The mask and duality

The mask and the motif of two faces are a direct expression of Loki's defining trait: he is never what he seems. A god who changes shape and sex, who lies and saves in one and the same myth, reads best through the image of a mask, through a face with two sides, light and dark. In jewelry this can be a two-faced figure, a pendant with a face that smiles on one side and frowns on the other, or an abstract sign of splitting. People choose such a motif when they acknowledge their own complexity, when they do not want to be read all the way through. Loki's mask is not deceit for the sake of evil but a refusal of the flat image, the right to be many-layered.

The knot and interlacing

Gold and electrum bow brooch, Scandinavian work of the seventh century, with interlaced ornament
Gold and electrum bow brooch, Scandinavia or the Baltic, seventh century. The interlaced bands with no beginning and no end are the very knot of interlacing that Loki's symbolism refers to. The Metropolitan Museum of Art, Open Access (CC0 1.0)Bow Brooch, 7th century. The Metropolitan Museum of Art, Open Access (CC0 1.0)

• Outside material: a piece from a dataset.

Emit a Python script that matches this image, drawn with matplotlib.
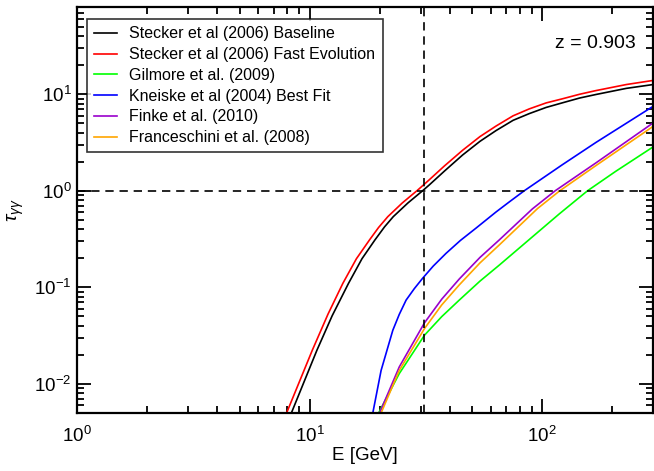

The interlaced knot, a tangled yet whole line, conveys the essence of the trickster as the one who ties and unties the knots of fate. Loki tangles the gods up in problems and finds the way out of them himself, and this mechanism sits well on the Norse interlace knot, on a weave with no beginning and no end. Unlike the strict geometric valknut of Odin, Loki's knot is more sinuous, more alive, with more movement in it. In jewelry such a motif reads as wit, resourcefulness, the ability to untangle the complex. It is a sign of the one who thinks not in a straight line, who sees the roundabout way where others run into a wall.

The monster children

A separate line of Loki's symbolism runs through his children, three monsters fated to undo the world. The wolf Fenrir, the world serpent Jormungandr who girdles the earth and bites his own tail, and Hel, the ruler of the dead, half living and half dead. Each of them is a powerful image in its own right, and through them Loki is present in jewelry as the father of doom. The silhouette of a wolf, a ring of the serpent biting its tail, a two-toned figure of the half-living goddess. These motifs carry the theme of fate, of inevitability, of the dark side of the world that the trickster fathered. To wear a sign of Loki's children is to accept that change has a price and that chaos gives birth to the new and the terrible at once. This is the harshest facet of his symbolism, and it is chosen by those who are not afraid to look straight into the dark.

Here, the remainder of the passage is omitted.